** START OF Supplied information **

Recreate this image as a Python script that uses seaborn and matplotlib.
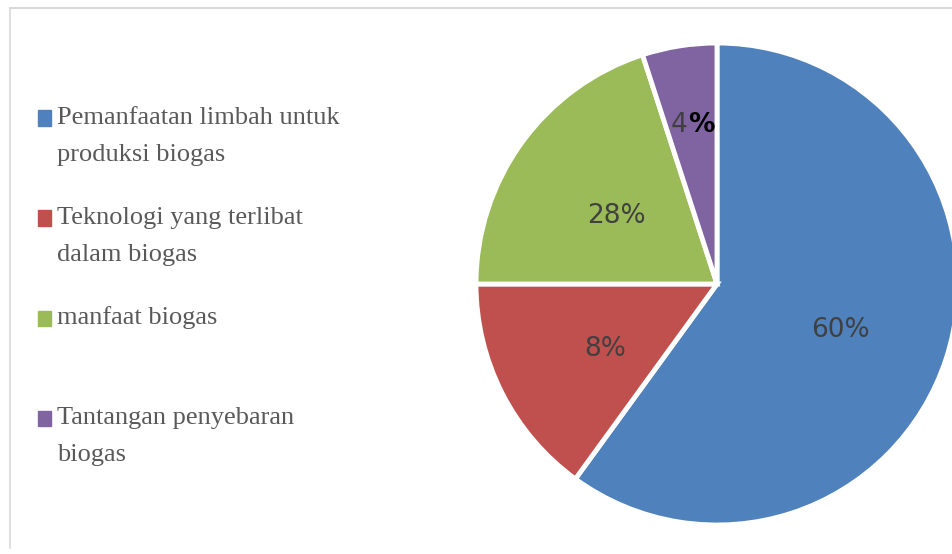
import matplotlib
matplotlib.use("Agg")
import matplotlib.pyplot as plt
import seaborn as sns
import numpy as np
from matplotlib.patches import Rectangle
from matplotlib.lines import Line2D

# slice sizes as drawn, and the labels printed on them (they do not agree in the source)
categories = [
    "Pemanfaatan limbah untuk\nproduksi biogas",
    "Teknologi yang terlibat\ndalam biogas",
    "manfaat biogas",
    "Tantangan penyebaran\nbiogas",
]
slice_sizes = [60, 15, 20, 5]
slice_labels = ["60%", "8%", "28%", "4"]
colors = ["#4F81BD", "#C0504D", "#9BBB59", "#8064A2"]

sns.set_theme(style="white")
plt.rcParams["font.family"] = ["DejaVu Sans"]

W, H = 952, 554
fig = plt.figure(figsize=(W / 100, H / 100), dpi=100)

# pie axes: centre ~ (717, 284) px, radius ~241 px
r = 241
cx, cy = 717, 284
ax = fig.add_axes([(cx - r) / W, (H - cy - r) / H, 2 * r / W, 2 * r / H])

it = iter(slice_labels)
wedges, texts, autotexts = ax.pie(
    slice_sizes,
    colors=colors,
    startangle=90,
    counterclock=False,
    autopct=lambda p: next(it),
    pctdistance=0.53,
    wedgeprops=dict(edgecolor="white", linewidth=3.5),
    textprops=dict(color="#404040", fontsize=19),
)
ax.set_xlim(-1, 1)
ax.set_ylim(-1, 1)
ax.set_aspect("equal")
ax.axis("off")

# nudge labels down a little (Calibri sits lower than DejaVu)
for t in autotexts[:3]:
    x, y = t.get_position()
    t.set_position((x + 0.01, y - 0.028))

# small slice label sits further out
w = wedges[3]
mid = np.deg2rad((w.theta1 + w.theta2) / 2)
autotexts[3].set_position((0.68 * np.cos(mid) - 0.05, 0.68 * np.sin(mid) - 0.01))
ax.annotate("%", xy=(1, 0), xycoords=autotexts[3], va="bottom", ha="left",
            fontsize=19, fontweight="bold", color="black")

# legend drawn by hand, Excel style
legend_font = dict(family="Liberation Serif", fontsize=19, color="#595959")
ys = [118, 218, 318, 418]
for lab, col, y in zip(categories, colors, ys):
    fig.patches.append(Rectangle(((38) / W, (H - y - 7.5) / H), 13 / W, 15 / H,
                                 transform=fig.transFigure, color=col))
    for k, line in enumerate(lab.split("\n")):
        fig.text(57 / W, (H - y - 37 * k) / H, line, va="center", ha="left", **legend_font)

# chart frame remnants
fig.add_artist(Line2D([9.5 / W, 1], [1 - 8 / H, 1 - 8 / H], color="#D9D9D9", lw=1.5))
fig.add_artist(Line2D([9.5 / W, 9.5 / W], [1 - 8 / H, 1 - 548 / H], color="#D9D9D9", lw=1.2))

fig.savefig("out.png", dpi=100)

** END OF Supplied information **

— The request —
Pull out all lines in the data above that include "seaborn".

— Solution to the exercise —
Recreate this image as a Python script that uses seaborn and matplotlib.
import seaborn as sns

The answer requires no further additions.